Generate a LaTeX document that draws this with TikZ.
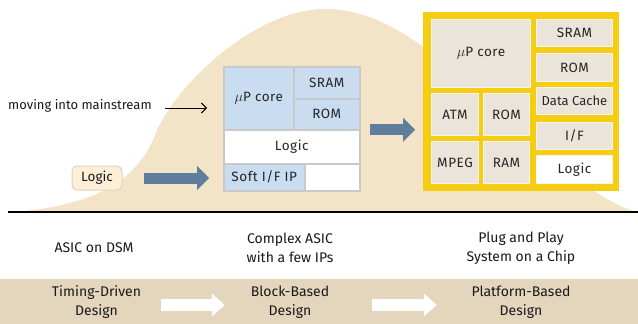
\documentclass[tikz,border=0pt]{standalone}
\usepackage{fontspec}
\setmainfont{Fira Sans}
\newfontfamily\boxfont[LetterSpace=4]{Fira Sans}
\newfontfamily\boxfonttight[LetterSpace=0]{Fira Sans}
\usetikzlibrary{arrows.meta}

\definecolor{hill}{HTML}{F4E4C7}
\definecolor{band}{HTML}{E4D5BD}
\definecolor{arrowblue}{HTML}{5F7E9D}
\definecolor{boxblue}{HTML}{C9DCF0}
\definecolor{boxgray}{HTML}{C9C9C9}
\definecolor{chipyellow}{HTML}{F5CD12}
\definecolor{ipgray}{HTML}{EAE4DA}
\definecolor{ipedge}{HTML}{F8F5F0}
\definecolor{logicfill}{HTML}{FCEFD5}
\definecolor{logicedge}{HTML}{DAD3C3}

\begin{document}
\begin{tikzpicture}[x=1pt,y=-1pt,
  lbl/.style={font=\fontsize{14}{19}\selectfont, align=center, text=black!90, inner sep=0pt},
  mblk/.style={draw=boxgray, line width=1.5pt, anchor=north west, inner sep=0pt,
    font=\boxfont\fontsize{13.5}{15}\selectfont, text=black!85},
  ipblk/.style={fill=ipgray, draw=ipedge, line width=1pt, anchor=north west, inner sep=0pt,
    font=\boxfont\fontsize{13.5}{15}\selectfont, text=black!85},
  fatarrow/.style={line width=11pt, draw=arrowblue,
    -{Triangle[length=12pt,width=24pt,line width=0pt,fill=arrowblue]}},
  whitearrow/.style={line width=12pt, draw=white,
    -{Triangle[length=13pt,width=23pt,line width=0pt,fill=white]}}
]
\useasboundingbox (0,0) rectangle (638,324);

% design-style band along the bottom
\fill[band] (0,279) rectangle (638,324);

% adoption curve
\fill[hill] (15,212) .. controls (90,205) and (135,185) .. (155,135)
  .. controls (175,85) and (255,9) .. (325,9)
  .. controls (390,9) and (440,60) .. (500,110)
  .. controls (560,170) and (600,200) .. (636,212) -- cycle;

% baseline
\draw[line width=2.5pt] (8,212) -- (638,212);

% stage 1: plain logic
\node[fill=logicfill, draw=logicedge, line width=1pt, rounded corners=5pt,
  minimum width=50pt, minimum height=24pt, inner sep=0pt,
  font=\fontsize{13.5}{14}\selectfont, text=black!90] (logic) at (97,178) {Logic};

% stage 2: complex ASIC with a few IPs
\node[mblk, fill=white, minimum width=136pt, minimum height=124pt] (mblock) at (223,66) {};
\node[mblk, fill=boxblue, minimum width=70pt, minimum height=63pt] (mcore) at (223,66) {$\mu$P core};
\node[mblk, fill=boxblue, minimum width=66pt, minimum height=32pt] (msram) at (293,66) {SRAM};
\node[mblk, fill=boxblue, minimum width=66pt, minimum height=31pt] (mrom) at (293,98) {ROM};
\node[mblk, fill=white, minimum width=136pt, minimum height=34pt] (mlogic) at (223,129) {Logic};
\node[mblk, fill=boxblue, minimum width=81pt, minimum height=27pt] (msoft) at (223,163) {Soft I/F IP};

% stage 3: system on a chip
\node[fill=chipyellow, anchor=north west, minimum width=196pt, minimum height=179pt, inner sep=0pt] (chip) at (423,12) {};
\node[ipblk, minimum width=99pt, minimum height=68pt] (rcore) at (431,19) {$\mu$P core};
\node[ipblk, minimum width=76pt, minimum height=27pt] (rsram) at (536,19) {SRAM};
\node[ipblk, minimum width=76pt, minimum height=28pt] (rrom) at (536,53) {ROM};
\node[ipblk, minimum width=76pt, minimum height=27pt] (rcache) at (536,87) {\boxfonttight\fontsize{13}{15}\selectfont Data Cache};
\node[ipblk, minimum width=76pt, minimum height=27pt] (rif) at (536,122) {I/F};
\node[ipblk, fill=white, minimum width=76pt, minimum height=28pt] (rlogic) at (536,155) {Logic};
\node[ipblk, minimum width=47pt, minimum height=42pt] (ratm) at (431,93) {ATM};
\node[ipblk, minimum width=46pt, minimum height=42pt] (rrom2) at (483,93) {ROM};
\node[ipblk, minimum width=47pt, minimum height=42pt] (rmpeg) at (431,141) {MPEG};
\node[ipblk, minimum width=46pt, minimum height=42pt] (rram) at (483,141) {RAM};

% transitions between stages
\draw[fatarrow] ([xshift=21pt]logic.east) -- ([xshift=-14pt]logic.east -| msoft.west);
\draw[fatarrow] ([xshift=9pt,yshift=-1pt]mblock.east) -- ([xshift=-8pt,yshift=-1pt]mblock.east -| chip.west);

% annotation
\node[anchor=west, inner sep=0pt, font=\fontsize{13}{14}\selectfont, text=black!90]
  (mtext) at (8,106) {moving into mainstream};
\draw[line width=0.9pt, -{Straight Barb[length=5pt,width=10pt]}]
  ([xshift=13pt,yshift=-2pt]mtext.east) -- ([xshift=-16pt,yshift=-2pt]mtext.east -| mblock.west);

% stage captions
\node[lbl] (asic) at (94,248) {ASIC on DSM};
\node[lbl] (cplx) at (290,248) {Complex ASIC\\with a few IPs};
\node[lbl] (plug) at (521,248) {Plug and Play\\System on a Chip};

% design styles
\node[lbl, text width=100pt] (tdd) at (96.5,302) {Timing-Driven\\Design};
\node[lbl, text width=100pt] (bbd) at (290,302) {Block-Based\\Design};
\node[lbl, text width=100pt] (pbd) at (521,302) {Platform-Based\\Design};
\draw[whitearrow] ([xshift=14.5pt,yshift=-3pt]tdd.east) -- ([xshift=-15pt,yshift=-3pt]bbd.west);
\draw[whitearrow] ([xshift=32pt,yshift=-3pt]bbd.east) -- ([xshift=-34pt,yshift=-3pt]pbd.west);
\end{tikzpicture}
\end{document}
____________________
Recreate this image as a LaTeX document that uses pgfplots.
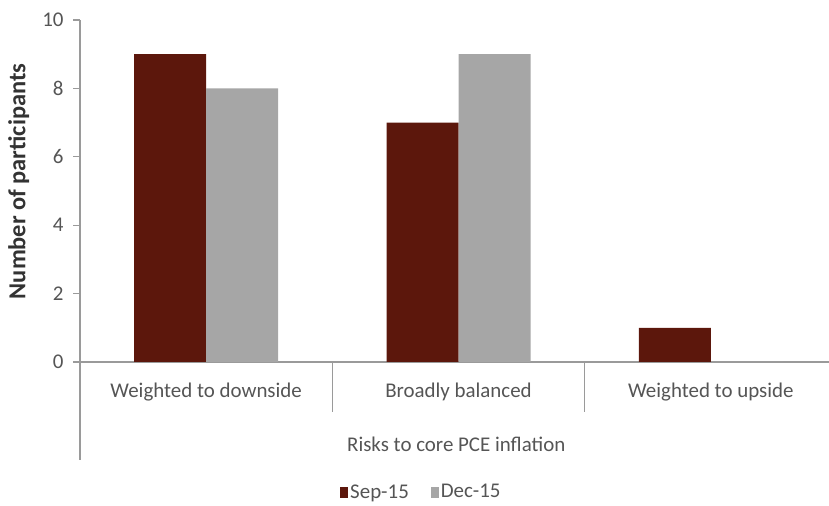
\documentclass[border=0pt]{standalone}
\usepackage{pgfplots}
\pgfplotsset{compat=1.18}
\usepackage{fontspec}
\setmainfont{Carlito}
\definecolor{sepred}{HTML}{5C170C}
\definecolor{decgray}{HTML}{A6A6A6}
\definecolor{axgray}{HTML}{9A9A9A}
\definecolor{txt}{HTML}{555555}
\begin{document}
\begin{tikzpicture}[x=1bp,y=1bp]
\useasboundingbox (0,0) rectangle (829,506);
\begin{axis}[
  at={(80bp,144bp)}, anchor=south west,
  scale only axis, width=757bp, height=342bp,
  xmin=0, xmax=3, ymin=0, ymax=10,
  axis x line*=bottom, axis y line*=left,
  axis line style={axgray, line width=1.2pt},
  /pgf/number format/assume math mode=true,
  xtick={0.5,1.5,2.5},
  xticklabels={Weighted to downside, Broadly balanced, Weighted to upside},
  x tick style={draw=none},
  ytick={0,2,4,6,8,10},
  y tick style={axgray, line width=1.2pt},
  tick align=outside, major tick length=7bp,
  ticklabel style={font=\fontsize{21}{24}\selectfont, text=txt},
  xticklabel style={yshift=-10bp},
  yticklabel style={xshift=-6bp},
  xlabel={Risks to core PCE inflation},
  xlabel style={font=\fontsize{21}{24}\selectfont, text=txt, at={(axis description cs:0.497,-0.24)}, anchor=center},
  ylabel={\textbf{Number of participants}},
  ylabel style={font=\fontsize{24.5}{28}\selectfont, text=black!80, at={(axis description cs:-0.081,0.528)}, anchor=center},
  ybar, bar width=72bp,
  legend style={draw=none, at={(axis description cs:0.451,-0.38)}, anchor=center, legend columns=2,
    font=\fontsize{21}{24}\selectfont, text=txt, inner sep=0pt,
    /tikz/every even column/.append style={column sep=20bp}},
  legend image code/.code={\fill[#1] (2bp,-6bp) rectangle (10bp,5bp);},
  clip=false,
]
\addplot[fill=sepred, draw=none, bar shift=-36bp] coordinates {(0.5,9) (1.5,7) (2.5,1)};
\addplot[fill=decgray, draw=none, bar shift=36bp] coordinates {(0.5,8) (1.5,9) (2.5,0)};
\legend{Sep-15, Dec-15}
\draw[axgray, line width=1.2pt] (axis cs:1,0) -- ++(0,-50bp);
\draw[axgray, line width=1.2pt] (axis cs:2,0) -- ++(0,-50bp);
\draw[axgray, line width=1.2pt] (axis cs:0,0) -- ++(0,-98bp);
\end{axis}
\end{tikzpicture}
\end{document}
____________________
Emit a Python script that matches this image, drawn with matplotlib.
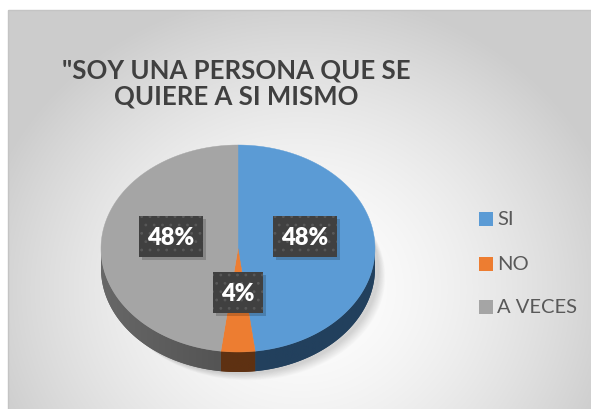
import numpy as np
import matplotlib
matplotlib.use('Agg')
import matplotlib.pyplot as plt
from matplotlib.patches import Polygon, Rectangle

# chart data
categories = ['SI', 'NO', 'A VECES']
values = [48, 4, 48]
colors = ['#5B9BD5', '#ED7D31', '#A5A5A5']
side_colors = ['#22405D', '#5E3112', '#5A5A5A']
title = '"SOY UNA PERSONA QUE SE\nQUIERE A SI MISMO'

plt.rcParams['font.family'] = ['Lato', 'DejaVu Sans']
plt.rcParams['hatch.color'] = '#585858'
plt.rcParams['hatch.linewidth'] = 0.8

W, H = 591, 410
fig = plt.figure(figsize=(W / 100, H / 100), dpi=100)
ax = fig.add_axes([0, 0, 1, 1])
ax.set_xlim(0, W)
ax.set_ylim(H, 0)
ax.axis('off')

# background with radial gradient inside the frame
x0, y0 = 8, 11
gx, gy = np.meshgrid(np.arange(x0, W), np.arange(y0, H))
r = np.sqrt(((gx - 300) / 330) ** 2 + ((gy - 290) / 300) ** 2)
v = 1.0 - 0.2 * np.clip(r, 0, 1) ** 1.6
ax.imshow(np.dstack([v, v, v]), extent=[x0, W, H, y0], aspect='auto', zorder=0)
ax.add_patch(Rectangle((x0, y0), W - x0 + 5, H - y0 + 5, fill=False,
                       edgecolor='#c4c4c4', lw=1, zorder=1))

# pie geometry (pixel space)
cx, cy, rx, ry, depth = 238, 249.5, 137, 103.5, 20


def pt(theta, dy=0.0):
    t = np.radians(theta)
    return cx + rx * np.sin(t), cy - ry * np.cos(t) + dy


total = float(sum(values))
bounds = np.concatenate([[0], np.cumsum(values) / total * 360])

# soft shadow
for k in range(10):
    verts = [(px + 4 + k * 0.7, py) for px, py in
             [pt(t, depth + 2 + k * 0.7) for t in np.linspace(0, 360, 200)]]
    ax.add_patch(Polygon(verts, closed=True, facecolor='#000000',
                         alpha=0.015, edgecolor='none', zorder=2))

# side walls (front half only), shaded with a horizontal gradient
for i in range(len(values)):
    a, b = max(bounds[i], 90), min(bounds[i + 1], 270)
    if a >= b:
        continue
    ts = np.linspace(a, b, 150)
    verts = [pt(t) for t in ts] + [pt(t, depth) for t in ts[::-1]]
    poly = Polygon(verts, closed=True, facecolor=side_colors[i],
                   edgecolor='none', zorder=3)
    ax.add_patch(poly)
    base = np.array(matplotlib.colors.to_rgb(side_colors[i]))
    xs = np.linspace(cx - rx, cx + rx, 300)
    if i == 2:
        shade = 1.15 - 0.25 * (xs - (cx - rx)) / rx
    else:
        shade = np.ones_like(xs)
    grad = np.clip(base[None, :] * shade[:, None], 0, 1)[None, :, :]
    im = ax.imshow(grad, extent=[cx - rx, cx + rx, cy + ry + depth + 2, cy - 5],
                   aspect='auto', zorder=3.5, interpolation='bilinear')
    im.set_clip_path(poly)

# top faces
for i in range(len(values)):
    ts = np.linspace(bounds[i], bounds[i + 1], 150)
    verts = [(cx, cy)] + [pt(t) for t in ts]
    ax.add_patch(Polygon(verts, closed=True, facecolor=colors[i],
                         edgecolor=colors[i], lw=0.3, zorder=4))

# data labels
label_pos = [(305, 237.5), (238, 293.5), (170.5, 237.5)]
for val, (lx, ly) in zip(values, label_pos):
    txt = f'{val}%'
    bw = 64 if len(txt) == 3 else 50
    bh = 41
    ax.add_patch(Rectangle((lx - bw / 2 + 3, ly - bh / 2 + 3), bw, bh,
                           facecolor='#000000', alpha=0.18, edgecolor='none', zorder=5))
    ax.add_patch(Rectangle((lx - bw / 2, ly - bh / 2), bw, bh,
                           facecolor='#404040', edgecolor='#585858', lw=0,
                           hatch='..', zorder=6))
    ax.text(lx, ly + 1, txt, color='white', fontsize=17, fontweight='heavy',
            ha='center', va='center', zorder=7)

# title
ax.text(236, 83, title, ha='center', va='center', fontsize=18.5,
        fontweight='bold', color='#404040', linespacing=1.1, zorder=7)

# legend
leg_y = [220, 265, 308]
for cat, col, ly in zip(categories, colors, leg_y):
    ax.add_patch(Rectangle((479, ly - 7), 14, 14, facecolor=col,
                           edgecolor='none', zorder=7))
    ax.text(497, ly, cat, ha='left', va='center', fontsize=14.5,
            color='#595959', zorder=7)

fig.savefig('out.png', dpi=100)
____________________
→ **DESCRIPTION OF THE TASK**
Among the records above, locate the line containing "Generate a LaTeX" and the line containing "(8,212) -- (638,212);", then transcribe exactly the lines starting at the first and ending at the second, with no pictures.

→ **SOLUTION FOR THIS PROBLEM**
Generate a LaTeX document that draws this with TikZ.
\documentclass[tikz,border=0pt]{standalone}
\usepackage{fontspec}
\setmainfont{Fira Sans}
\newfontfamily\boxfont[LetterSpace=4]{Fira Sans}
\newfontfamily\boxfonttight[LetterSpace=0]{Fira Sans}
\usetikzlibrary{arrows.meta}

\definecolor{hill}{HTML}{F4E4C7}
\definecolor{band}{HTML}{E4D5BD}
\definecolor{arrowblue}{HTML}{5F7E9D}
\definecolor{boxblue}{HTML}{C9DCF0}
\definecolor{boxgray}{HTML}{C9C9C9}
\definecolor{chipyellow}{HTML}{F5CD12}
\definecolor{ipgray}{HTML}{EAE4DA}
\definecolor{ipedge}{HTML}{F8F5F0}
\definecolor{logicfill}{HTML}{FCEFD5}
\definecolor{logicedge}{HTML}{DAD3C3}

\begin{document}
\begin{tikzpicture}[x=1pt,y=-1pt,
  lbl/.style={font=\fontsize{14}{19}\selectfont, align=center, text=black!90, inner sep=0pt},
  mblk/.style={draw=boxgray, line width=1.5pt, anchor=north west, inner sep=0pt,
    font=\boxfont\fontsize{13.5}{15}\selectfont, text=black!85},
  ipblk/.style={fill=ipgray, draw=ipedge, line width=1pt, anchor=north west, inner sep=0pt,
    font=\boxfont\fontsize{13.5}{15}\selectfont, text=black!85},
  fatarrow/.style={line width=11pt, draw=arrowblue,
    -{Triangle[length=12pt,width=24pt,line width=0pt,fill=arrowblue]}},
  whitearrow/.style={line width=12pt, draw=white,
    -{Triangle[length=13pt,width=23pt,line width=0pt,fill=white]}}
]
\useasboundingbox (0,0) rectangle (638,324);

% design-style band along the bottom
\fill[band] (0,279) rectangle (638,324);

% adoption curve
\fill[hill] (15,212) .. controls (90,205) and (135,185) .. (155,135)
  .. controls (175,85) and (255,9) .. (325,9)
  .. controls (390,9) and (440,60) .. (500,110)
  .. controls (560,170) and (600,200) .. (636,212) -- cycle;

% baseline
\draw[line width=2.5pt] (8,212) -- (638,212);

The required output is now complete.